Le thème de l’enfantement et de la stérilité sera d’ailleurs l’une des obsessions de Cipriano. Après une enfance amoureuse auprès de sa jolie nourrice, le jeune négociant se lance dans des amours tumultueuses avec une somptueuse, barbare et colossale beauté qui semble droit issue des fantasmes de Baudelaire chantant sa géante. Amours qui contrastent moins avec les inquiétudes religieuses et les exigences spirituelles de Salcedo qu’elles ne les complètent. Petit, gracile et vigoureux, don Cipriano vit des aventures à la Rubens sur le registre décharné du Greco.
Puissance des femmes ; mais aussi tableau de Valladolid à l’époque où la ville croit pouvoir encore rivaliser avec Madrid pour le statut de capitale. Charles Quint se meurt et Philippe II reprend scrupuleusement la consigne : en finir avec le Nord, et ses fantaisies. Le petit milieu des « luthériens » de Valladolid repose, pour l’essentiel, sur des isolés : une famille aristocratique de religieux et de religieuses exaltés, un dominicain grandiose, lecteur d’Érasme, un bijoutier, un grand d’Espagne tourmenté… Bref, un petit groupe imprudent, où les querelles de personnes rivalisent de sublime et d’érudition. Salcedo s’y consacre avec une profondeur et une probité sans faille. Il n’oublie pas, pour autant, les affaires : Delibes décrit avec fougue l’incroyable succès de ce solitaire timide sur le marché de la mode, des fourrures et des mantelets. Abondance de richesse, abondance d’austérité.

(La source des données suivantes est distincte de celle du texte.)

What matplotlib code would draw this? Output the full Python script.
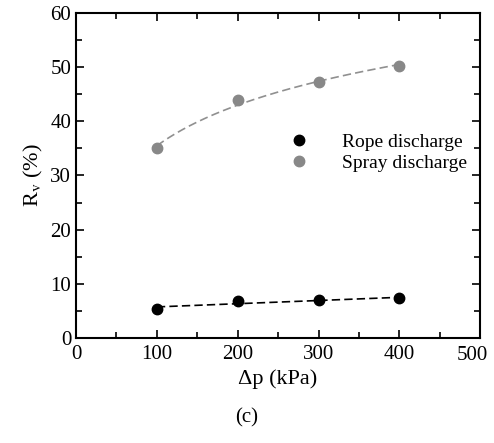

Dans le dernier tiers du livre, suivant une marche implacable, les thèmes se resserrent. L’Inquisition entre en jeu, tatillonne, formaliste, procédurière – attentive et sans passion, d’une logique effrayante. Loin du bric-à-brac romantique, on reconnaît dans le traitement du procès le docteur en droit que fut, dans sa jeunesse, Miguel Delibes. Puis vient la grande scène à ne pas manquer : celle de l’autodafé du 21 mai 1559, menée par l’écrivain de main de maître, sans jamais se perdre dans l’anecdote.
Cette conclusion donne au livre sa grandeur, d’autant plus forte que l’écrivain se garde de toute emphase. On n’est pas près d’oublier L’Hérétique.